New York City Taxi Fare Prediction - TOP 2% TEAM!

Author: Chongzheng Zhao
Kaggle Competition - New York City Taxi Fare Prediction
FINAL BEAT 1454 TEAMS!
We team NYCTAXI located at 30 out of 1484 teams, Top 2%!
Final Score 2.86770
Competition Official Website: https://www.kaggle.com/c/new-york-city-taxi-fare-prediction
To see the leaderboard(competition result): https://www.kaggle.com/c/new-york-city-taxi-fare-prediction/leaderboard
Welcome to my Github Profile: https://github.com/ChongzhengZhao/
Welcome to my Kaggle Profile: https://www.kaggle.com/chongzhengzhao
Welcome to my Linkedin Profile: https://www.linkedin.com/in/chongzhengzhao/

项目概要

按照项目步骤，拿到Raw Data后，按照顺序进行data预处理、feature engineering（特征工程）、做model（模型）、ensemble and stacking。

Data简介

New York City Taxi Fare Prediction项目的数据集将近有55million rows，这在kaggle比赛中算比较大的数据集了，这种数据集需要在性能较高电脑中才能处理效率高，并且数据大带来的model调参也比较困难

DATA KEY， FEATURES ADN TARGET
key -

Unique string identifying each row in both the training and test sets. Comprised of pickup_datetime plus a unique integer, but this doesn't matter, it should just be used as a unique ID field. Required in your submission CSV. Not necessarily needed in the training set, but could be useful to simulate a 'submission file' while doing cross-validation within the training set.

Features -

pickup_datetime - timestamp value indicating when the taxi ride started.
pickup_longitude - float for longitude coordinate of where the taxi ride started.
pickup_latitude - float for latitude coordinate of where the taxi ride started.
dropoff_longitude - float for longitude coordinate of where the taxi ride ended.
dropoff_latitude - float for latitude coordinate of where the taxi ride ended.
passenger_count - integer indicating the number of passengers in the taxi ride.

Target -

fare_amount - float dollar amount of the cost of the taxi ride. This value is only in the training set; this is what you are predicting in the test set and it is required in your submission CSV.

Data预处理

data中有很多data outlier无效数据，要drop掉那些数据，使得model进行训练的时候使用正确数据进行，得到的model更准确。
drop掉的无效数据有：值为NA（无记录）的订单记录、费用小于0美金及费用大于475美金的订单记录、上车地点经度小于-80和大于-70的订单记录、上车地点纬度小于35和大于45的订单记录、下车地点经度小于-80和大于-70的订单记录、下车地点纬度小于35和大于45的订单记录、乘客数小于0位和大于等于10位的订单记录。

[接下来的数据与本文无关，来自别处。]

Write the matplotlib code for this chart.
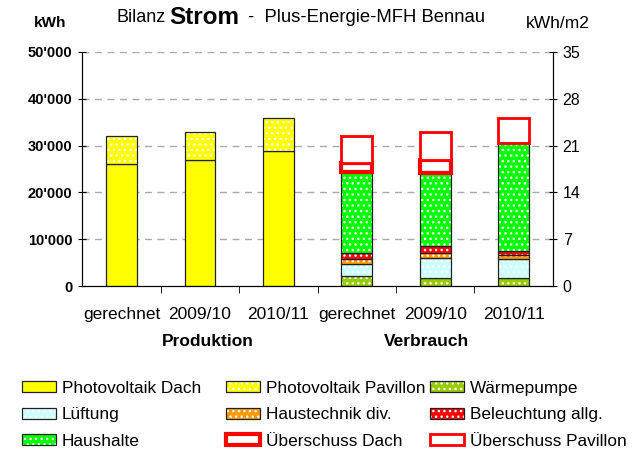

Feature Engineering（特征工程）：增加新特征、观察特征对模型的contribution、增强特征重要性高的特征

特征：distance
利用manhattan distance、Straight distance、Haversine formula for distance、Bearing Distance计算distance
特征：pickup_datetime
特征：hour_of_day
特征：month
特征：year
特征：weekday
特征：day_of_month
特征：利用manhattan distance计算上车点到肯尼迪机场、纽瓦克自由国际机场、纽约LaGuardia Airport、自由女神像、纽约市中心的距离
特征：利用Haversine formula for distance计算上车点到肯尼迪机场、纽瓦克自由国际机场、纽约LaGuardia Airport、自由女神像、纽约市中心的距离

Modelling（模型）

概述：模型采用LightGBM、XGBoost，并利用Bayesian-optimization来调整每个模型的参数
每个模型都有参数，跑完模型后会得到rmse值，rmse（均方根误差亦称标准误差），rmse越小，代表与真实误差越小，排名越靠前。
模型做完后，可以生成feature importance图表，看之前feature engineering中加入的feature对模型结果有没有帮助
XGBoost速度比LightGBM慢一些，feature importance的代码与LightGBM不一样

Ensemble and Staking

将每个model调整到rmse最优最小的时候，就可以进行这步操作。这步操作通常就是将多种模型进行结合，互相弥补，以达到更好的结果。
这部分原理见Document。

NOTE

本地查看到的rmse并不是上传到kaggle竞赛平台的最后rmse分数。用于预测的test集中并不包含fare amount，我们的model就是基于各种feature去预测打车的费用，所以我们上传到平台的是打车费用，他们后台会匹配我们预测的结果和后台真实值的匹配度，以计算排名和分数。